His father, the son adds, was a God-fearing man, so much so that once, after a pilgrimage to Mecca in the Seventies, he decided never to sing again. “Some elders told him there, ‘Rafisaab, what are you doing? This is against our religion.’ So he got scared and stopped singing.”
Rafi went to London and refused to return, much to the consternation of the industry. Finally, his sons — the eldest of whom was almost 20 years older than Shahid — persuaded him to start singing again. “God has given you this voice, they said. So you have to go back. You’ll sit for four months, five months, six months — and then what? He came back and sang several songs that went on to become super-duper hits.”
Shahid, 49, has an engaging way of speaking — switching from English to Urdu and Hindi and back with equal ease. In a white chikan kurta and pyjama, he is on a Ramzan fast, but seeks to give the impression that he has all the time for you. His wife, Firdaus, pretty as a picture, comes in with cups of green tea. She belongs to a family of famed sitar players — Vilayat Khan was her mother’s uncle, and Rais Khan is her mother’s brother.
The flat is simply furnished, and seems to echo Rafi’s well-known fondness for all that was unostentatious. “He was a very modest man. He used to say about his voice, ‘I am not the one singing; it’s not my voice. This has been given to me by God.’”
For the sons, he was abba when they addressed him, or dad when they talked about him. “We never thought of him as a great musician. All we knew was that he was our dad. Someone would say, you are Rafisaab’s son. I would say, theek hai, main hun, main kya kar sakta hu (I am, what can I do about it)?” Shahid laughs, and then adds, “When someone is alive, you don’t understand his worth. You realise it once he is gone.”
Rafi’s stature, he stresses, hits him all the time now. Every year, his fan clubs have been growing. Dev points out that the most Internet and mobile downloads are of Rafi’s song. The man who sang bhajans with as much ease as he crooned romantic songs or belted out rock ’’ roll is even worshipped as a god.

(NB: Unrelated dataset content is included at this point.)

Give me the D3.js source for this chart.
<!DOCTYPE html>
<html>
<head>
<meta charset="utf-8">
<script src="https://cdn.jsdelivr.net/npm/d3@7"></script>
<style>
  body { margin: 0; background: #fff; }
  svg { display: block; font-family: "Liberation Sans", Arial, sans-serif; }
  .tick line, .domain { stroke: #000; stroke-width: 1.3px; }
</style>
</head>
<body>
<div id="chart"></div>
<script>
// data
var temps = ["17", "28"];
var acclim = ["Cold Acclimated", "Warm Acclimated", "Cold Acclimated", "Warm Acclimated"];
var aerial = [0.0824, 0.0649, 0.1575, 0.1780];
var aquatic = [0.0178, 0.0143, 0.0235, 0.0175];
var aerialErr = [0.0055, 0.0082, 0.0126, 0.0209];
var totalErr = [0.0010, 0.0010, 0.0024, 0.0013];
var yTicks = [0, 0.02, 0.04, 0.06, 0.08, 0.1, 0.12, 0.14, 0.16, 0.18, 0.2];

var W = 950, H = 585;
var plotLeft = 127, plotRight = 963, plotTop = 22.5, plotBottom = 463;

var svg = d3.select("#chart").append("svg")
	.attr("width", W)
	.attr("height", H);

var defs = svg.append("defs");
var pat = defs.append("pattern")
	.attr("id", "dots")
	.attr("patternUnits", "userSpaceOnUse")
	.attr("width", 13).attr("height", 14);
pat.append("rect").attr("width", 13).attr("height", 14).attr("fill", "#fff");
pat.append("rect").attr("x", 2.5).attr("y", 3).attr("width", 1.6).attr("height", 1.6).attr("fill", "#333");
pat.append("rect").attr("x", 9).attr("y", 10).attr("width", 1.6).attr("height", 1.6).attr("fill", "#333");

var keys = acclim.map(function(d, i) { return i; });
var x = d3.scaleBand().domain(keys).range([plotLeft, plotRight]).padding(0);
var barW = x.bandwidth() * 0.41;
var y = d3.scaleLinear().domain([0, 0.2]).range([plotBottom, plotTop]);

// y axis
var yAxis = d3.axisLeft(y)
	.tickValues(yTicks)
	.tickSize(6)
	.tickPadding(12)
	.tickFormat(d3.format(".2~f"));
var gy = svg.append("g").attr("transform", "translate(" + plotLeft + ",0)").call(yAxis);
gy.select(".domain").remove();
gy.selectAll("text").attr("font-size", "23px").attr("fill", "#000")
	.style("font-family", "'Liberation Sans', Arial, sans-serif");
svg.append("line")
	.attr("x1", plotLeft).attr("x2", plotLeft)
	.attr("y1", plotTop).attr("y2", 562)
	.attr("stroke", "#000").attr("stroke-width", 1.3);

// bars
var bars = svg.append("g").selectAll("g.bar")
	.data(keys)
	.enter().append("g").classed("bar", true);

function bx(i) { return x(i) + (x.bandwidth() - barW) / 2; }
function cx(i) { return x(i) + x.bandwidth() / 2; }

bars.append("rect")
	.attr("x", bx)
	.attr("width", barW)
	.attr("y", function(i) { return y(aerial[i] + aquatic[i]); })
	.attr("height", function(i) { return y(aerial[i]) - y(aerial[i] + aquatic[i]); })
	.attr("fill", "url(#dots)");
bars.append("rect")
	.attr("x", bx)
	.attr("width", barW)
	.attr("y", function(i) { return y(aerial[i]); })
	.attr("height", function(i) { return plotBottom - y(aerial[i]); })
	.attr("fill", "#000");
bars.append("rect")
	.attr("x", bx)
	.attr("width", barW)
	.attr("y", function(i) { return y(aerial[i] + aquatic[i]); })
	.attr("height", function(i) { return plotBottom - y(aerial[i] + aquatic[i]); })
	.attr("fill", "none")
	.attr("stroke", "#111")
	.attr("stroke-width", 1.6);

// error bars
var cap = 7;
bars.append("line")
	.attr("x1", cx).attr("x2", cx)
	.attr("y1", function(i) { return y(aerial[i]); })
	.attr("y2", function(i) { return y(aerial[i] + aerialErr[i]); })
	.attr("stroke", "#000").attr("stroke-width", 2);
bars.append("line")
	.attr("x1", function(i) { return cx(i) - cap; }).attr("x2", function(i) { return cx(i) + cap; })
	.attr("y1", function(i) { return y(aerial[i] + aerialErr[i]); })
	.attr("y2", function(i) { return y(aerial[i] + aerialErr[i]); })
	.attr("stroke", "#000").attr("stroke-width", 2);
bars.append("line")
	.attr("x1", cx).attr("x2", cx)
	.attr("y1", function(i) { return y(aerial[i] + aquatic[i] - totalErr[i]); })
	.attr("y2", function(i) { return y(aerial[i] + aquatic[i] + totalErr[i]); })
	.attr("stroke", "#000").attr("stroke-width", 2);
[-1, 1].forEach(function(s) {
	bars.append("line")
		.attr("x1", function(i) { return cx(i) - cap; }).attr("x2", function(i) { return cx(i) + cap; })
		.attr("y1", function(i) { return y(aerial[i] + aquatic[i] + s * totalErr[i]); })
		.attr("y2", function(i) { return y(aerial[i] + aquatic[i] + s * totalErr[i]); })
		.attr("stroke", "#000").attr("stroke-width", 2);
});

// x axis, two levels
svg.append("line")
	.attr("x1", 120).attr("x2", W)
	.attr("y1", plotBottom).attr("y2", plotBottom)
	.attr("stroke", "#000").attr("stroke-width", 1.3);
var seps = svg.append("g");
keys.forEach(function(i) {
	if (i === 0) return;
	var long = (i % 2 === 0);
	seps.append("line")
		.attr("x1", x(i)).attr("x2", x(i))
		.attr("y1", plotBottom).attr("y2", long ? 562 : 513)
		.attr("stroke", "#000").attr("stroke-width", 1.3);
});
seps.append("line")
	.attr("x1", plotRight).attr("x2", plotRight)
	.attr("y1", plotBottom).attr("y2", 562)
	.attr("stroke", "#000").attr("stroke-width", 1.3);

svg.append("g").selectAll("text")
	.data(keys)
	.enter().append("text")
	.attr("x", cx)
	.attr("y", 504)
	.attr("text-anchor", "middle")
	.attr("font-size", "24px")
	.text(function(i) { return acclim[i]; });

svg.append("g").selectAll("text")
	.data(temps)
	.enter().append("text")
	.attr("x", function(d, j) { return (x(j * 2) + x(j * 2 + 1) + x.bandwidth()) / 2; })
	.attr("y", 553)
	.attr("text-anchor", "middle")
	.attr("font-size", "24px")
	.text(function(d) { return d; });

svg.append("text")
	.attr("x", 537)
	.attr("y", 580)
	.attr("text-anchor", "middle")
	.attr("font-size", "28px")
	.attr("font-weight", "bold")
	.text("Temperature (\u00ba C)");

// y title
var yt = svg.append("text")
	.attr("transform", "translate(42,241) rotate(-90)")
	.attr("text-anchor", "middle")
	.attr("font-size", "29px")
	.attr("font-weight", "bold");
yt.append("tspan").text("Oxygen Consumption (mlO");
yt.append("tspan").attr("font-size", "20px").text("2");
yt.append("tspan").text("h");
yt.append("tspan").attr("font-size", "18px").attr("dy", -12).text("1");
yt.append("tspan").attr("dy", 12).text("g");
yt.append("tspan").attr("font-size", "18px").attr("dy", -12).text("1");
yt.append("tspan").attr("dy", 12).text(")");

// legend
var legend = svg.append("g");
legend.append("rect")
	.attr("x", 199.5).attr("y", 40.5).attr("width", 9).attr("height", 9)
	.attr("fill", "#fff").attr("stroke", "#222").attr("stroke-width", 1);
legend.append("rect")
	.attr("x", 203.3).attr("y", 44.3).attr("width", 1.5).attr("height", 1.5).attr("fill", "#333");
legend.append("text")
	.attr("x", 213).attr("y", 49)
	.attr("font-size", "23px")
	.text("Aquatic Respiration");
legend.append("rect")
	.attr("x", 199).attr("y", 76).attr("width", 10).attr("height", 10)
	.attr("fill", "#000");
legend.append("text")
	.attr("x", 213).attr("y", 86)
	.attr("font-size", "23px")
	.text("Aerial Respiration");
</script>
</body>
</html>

At a show in Asansol in 1985, Shahid found his father’s portrait next to that of a goddess. “People there said: ‘Every morning, we do Rafisaab’s puja before we worship our gods. That’s because we believe Saraswati rests in him.’”
Another fan from Ahmedabad has turned his room into a shrine with Rafi’s photographs, portraits and even some of his belongings — including a dressing table. He picked up some soil from the Mumbai cemetery where Rafi lies buried and placed it in his room. “He calls it Rafisaab’s mazhar,” says Shahid.

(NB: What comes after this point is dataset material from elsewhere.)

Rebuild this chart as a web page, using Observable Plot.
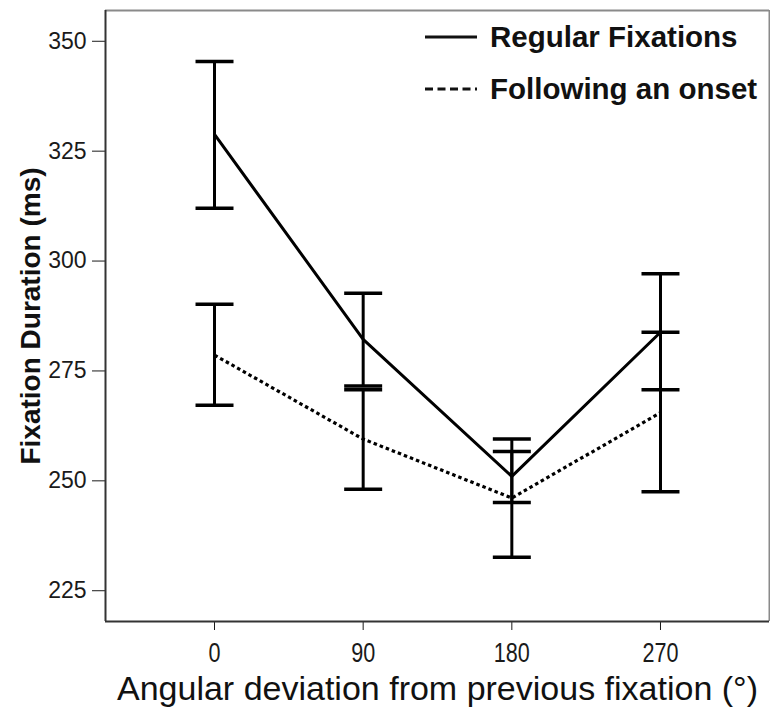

“He has no other god, he says. He has even been beaten up for saying that the love he has for him, he doesn’t have for his god. He believes that when people visit his shrine, their wishes come true,” Shahid exults.
To keep Rafi’s legacy alive, Shahid has set up a music institute called The Rafi Academy. “It will teach everything — from Hindustani classical to Western to hip-hop, everything. We are talking to quite a lot of people.” The academy may start functioning before Rafi’s birth anniversary on December 24.
But right now, Shahid has gone back 31 years to recall the day he died. It was July 31 and Rafi was at home, rehearsing a Bengali song that he was to record, when he suddenly collapsed. “I was in Mumbai with him when he passed away,” he says.
Dev remembers tears rolling down her father’s cheeks as he read the newspaper on the morning of August 1. “I think the headline said ‘Rafi no more’,” she says.
One day recently, though, Shahid had a nostalgic moment when he met an agitated young Rafi fan. “I told my father: You lied to me, you said Rafisaab was dead. But he is alive,” Shahid quotes the young boy as saying. The boy, of course, was referring to Shahid, who from many angles indeed looks like his father.
But he wasn’t very wrong: Rafi, after all, never died.